There is also no reason to even support destructive history editing. Immutable history is the correct choice. The mercurial evolve extension, for example, supports rebasing without destroying history.

Also, the combination of not being able to close branches instead of deleting them and not storing branch names in commits makes git history completely undecipherable when you have to go back more than a few merges. You might just as well throw it into the garbage bin.

Just take a look at competing tools (free and commercial) to see what's being innovated in this space and how this widespread obsession with git is in fact preventing much needed progress.


tl;dr; a monkey is given a hammer and is baffled by utility.
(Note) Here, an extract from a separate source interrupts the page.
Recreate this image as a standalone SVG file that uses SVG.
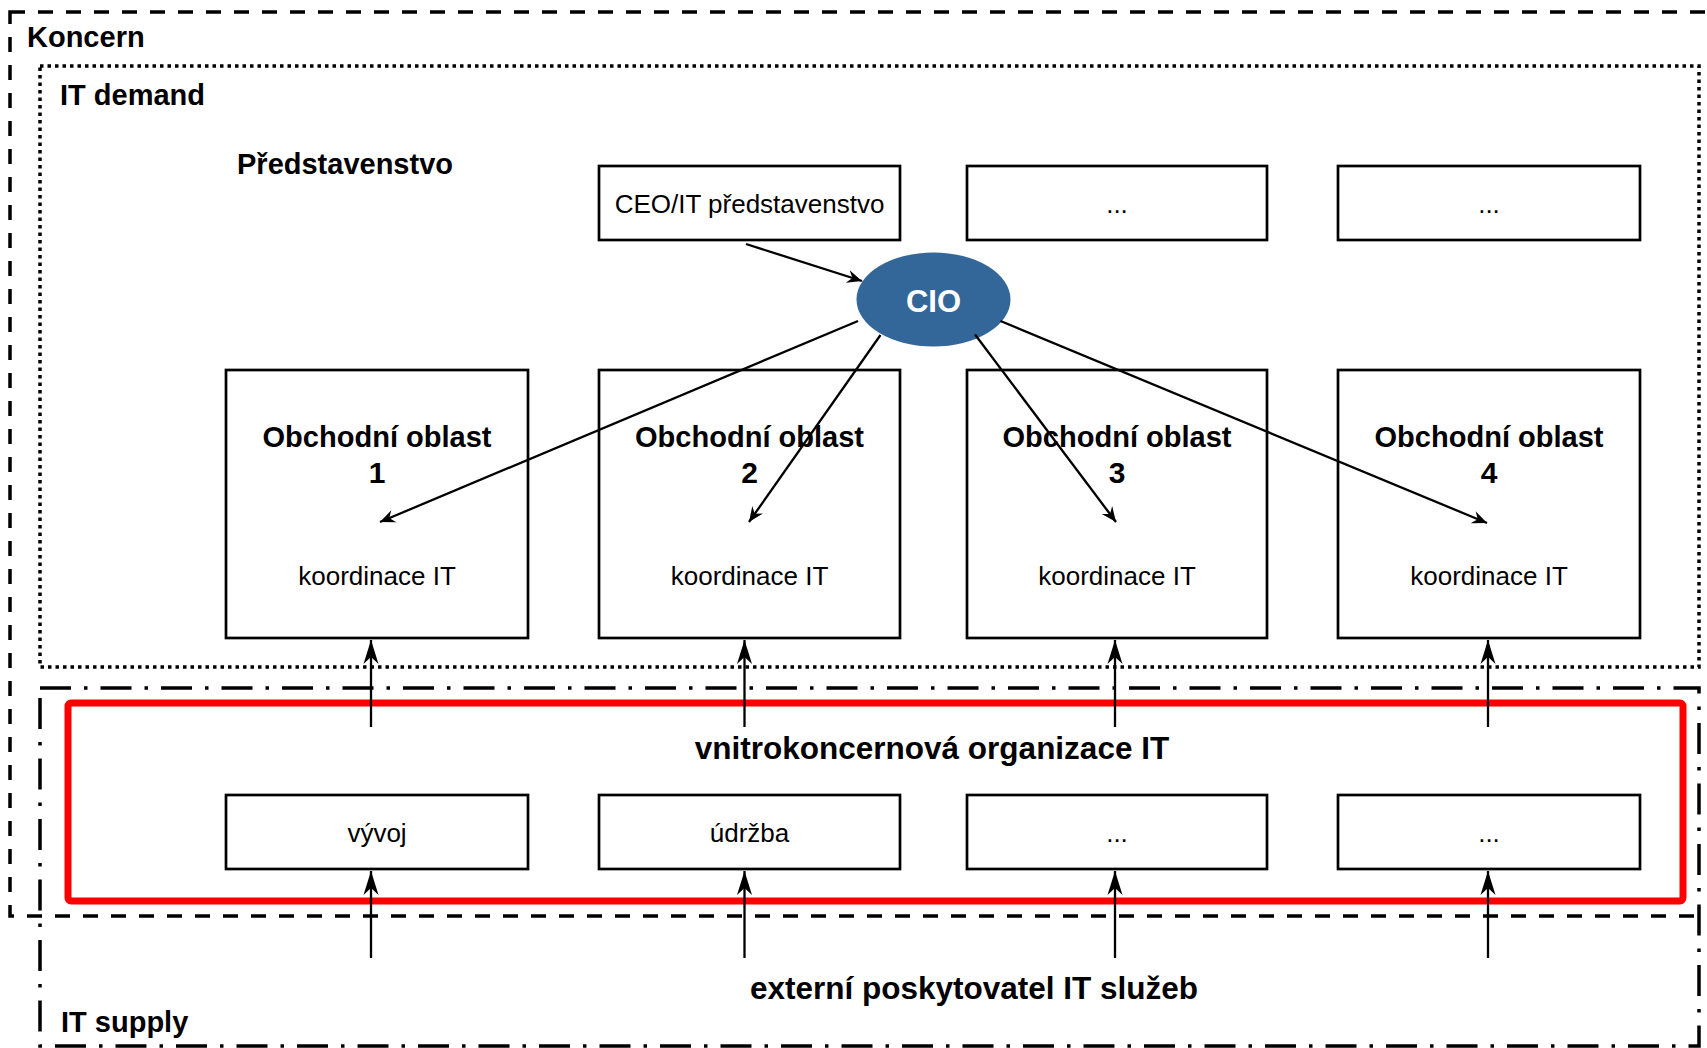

rofl. git is perfectly usable. proven by the hundreds of thousands of people using it daily. most of your 'complaints' here are not actually how git works in reality, and are just user error due to not bothering to learn the tool.

1. git never destroys your work inside a repository unless you told it to.

2. git doesn't 'whisk' things away implicitly. you committed them, that's pretty fucking explicit.

3. ummm every version control is stateful. wtf do you think any given version is? its fucking state. SVN has internal state, git, hg, fossil....

4. the commands, sure naming is fucking HARD we know this. we also know git gained different features over time to accommodate different workflows. perfect? absolutely not but a rose by any other name would smell as sweet.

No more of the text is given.